Pope says those criminalizing homosexuality are 'wrong'
People who criminalize homosexuality are "wrong", Pope Francis said in a letter published on Saturday, seeking to clarify earlier comments about homosexual acts being a "sin," AFP reports.
In an interview published on Wednesday, the pope had said being homosexual was "not a crime ... but it’s a sin".
In the letter published on Saturday, which was written to a Jesuit priest, Francis said he had wanted in the interview "to clarify that it (homosexuality) is not a crime, in order to stress that criminalization is neither good nor just".
"When I said it is a sin, I was simply referring to Catholic moral teaching, which says that every sexual act outside of marriage is a sin," he wrote.
The pontiff was responding to a letter from US priest James Martin, who asked for clarity on comments the pope made during the interview with the Associated Press news agency.
The issue of homosexuality has caused a major rift in the Catholic Church between modernizers and conservatives.
Francis, 86, has stirred controversy since being appointed pope in 2013 with his relatively liberal attitude towards sexual orientation.
Francis' letter, written in Spanish, was translated into English and published by the website Outreach, a Catholic LGBTQ resource of which Martin is the editor.
"I would tell whoever wants to criminalize homosexuality that they are wrong," the pope wrote.
In the AP interview, Francis had said being homosexual was "not a crime".
"It’s not a crime ... but it’s a sin," he said, adding: "It’s also a sin to lack charity with one another."
In his letter to Martin, Francis said his comments about "sin" were referring to overall moral teaching within the Catholic Church.
"When I said it is a sin, I was simply referring to Catholic moral teaching, which says that every sexual act outside of marriage is a sin," he wrote. "Of course, one must also consider the circumstances, which may decrease or eliminate fault."
"As you can see, I was repeating something in general. I should have said 'It is a sin, as is any sexual act outside of marriage.'"
The pope's comments on homosexuality came ahead of a trip next week to Africa, where the criminalization of homosexuality is common.

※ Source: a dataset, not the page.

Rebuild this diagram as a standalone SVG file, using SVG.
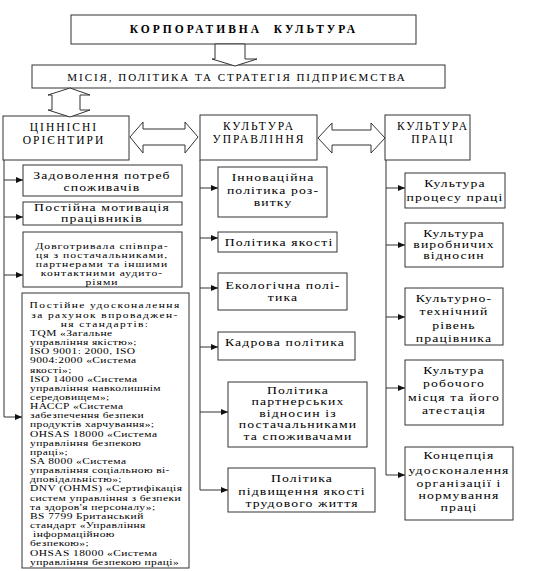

Francis plans to visit the Democratic Republic of Congo and South Sudan during his six-day visit to the continent.
Although Francis has often received gay people and instructed that they must be given a benevolent reception within the Church, he remains firmly in line with Catholic teaching on marriage that defines the union between a man and a woman in order to procreate.
In an earlier letter to Martin in June 2021, Francis thanked the priest for his work in reaching out to LGBTQ people, stressing the inclusive nature of Catholicism and writing that God "loves each of his children".
Months earlier, the Vatican had reaffirmed that it considered homosexuality "a sin" and said gays were unable to receive the sacrament of marriage.